TASK OBJECTIVE |
From the listing below, tally the lines that include "this". Return only the total.

SOURCE MATERIAL |
----------

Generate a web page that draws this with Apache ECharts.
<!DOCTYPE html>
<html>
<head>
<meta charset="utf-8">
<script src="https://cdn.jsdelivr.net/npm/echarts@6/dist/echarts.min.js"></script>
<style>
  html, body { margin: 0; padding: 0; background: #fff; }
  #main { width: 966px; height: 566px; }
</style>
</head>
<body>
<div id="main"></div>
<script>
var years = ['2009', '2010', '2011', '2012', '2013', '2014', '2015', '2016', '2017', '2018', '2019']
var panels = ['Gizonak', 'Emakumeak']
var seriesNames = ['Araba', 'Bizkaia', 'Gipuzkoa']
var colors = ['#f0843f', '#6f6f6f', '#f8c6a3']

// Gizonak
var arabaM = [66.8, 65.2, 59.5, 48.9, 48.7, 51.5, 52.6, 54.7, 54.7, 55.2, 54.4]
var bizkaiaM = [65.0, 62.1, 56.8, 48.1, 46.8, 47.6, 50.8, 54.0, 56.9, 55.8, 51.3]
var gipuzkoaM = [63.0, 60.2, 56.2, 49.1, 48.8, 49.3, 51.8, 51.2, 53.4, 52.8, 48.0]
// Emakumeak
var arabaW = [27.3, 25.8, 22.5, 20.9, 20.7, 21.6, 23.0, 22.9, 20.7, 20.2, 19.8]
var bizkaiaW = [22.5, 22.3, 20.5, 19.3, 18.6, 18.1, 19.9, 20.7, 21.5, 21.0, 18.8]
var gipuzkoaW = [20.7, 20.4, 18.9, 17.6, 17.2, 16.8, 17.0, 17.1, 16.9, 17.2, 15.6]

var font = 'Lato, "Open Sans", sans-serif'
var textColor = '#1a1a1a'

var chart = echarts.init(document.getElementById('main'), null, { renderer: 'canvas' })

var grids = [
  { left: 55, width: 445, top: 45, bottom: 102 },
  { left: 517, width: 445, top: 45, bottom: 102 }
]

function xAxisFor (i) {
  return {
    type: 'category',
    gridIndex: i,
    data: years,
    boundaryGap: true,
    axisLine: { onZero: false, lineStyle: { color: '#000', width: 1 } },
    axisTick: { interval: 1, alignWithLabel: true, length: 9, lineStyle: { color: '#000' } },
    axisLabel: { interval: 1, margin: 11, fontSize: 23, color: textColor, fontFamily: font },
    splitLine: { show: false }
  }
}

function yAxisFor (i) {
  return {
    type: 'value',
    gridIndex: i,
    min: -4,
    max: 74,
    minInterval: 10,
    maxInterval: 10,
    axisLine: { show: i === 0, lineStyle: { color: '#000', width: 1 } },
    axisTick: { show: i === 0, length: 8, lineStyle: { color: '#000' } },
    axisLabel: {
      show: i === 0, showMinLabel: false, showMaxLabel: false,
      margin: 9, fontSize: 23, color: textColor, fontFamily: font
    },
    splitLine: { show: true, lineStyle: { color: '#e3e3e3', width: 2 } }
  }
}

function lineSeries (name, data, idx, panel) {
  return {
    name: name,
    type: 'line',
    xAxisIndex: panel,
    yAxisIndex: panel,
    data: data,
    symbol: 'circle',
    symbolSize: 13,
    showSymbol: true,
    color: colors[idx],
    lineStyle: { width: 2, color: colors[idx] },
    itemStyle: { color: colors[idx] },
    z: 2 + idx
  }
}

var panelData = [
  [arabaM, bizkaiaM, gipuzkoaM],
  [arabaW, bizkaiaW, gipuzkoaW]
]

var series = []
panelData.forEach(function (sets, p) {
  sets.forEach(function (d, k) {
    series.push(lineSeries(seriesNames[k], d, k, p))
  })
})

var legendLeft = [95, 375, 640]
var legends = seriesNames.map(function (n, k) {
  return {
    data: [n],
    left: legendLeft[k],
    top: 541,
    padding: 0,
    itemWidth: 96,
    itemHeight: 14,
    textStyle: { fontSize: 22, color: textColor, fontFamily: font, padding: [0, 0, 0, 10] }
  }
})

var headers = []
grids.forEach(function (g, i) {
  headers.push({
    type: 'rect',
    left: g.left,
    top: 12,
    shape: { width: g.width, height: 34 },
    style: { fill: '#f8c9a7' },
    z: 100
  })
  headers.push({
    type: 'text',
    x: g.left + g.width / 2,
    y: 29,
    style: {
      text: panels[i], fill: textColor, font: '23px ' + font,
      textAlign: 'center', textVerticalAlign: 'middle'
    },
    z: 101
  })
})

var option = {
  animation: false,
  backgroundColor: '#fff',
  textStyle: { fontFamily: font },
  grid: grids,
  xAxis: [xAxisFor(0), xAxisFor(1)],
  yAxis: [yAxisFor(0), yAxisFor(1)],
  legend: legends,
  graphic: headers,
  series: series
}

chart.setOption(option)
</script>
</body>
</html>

----------

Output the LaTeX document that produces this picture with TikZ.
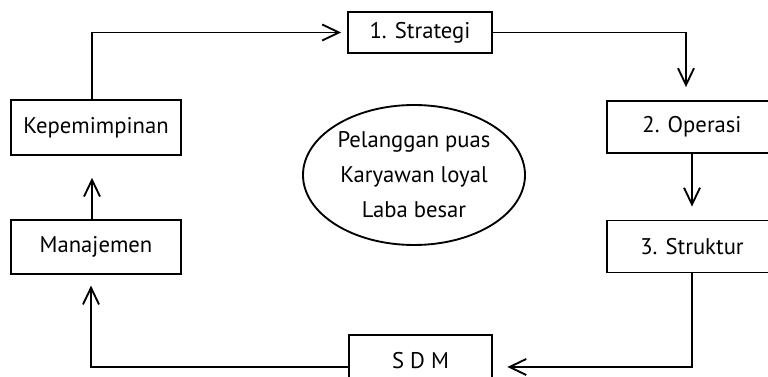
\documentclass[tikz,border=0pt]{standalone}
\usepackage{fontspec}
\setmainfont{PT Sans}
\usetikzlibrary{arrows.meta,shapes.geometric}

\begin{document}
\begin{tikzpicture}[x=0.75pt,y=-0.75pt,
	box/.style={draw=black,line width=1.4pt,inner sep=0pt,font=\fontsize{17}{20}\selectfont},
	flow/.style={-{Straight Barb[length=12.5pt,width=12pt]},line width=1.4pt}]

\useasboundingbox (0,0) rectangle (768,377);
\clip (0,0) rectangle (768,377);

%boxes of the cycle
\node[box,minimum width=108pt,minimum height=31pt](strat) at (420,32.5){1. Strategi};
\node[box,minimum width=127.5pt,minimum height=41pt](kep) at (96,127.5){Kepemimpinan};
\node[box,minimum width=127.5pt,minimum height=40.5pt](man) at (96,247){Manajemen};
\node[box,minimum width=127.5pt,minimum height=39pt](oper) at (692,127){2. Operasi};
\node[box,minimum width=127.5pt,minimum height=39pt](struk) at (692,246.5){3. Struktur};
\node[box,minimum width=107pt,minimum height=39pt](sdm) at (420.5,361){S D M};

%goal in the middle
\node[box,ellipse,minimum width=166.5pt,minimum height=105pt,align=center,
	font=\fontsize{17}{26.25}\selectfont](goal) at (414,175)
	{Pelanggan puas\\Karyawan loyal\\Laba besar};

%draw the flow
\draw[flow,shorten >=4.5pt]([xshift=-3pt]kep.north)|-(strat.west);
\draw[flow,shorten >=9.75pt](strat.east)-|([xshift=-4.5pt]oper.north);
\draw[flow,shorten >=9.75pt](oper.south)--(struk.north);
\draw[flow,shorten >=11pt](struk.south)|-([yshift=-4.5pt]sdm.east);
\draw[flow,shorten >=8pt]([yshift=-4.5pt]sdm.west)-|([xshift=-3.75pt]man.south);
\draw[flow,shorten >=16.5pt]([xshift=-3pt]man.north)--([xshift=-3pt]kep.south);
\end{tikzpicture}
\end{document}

----------

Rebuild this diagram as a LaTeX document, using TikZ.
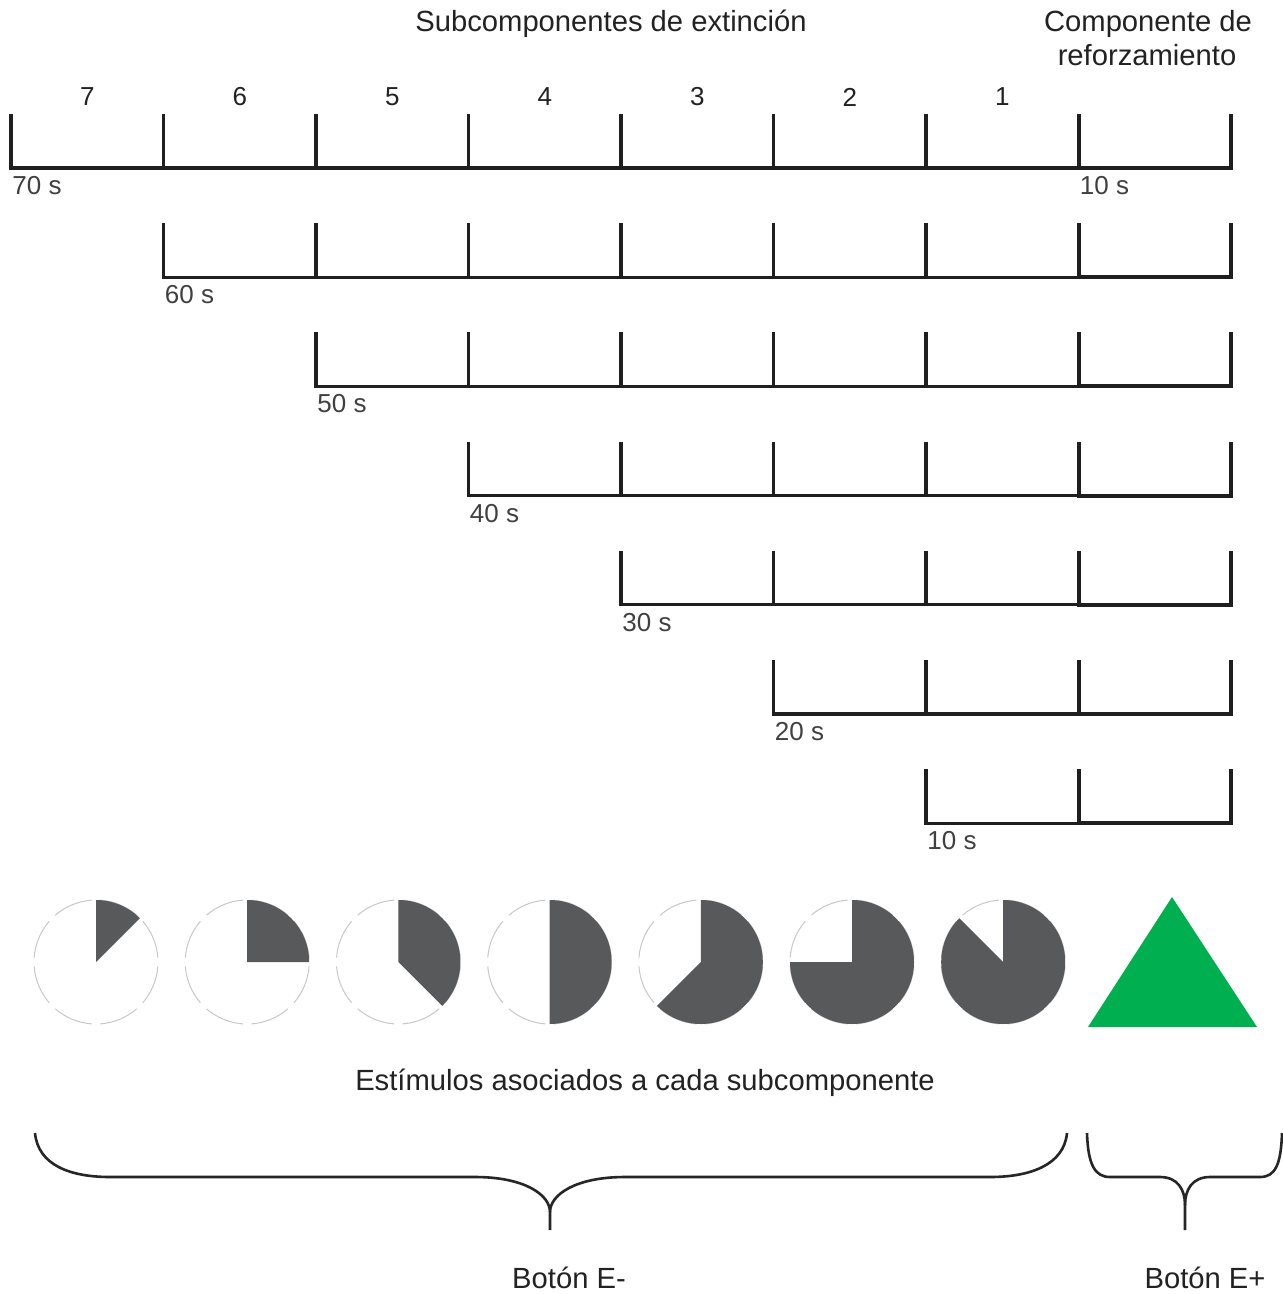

----------

SOLUTION TO THE EXERCISE |
3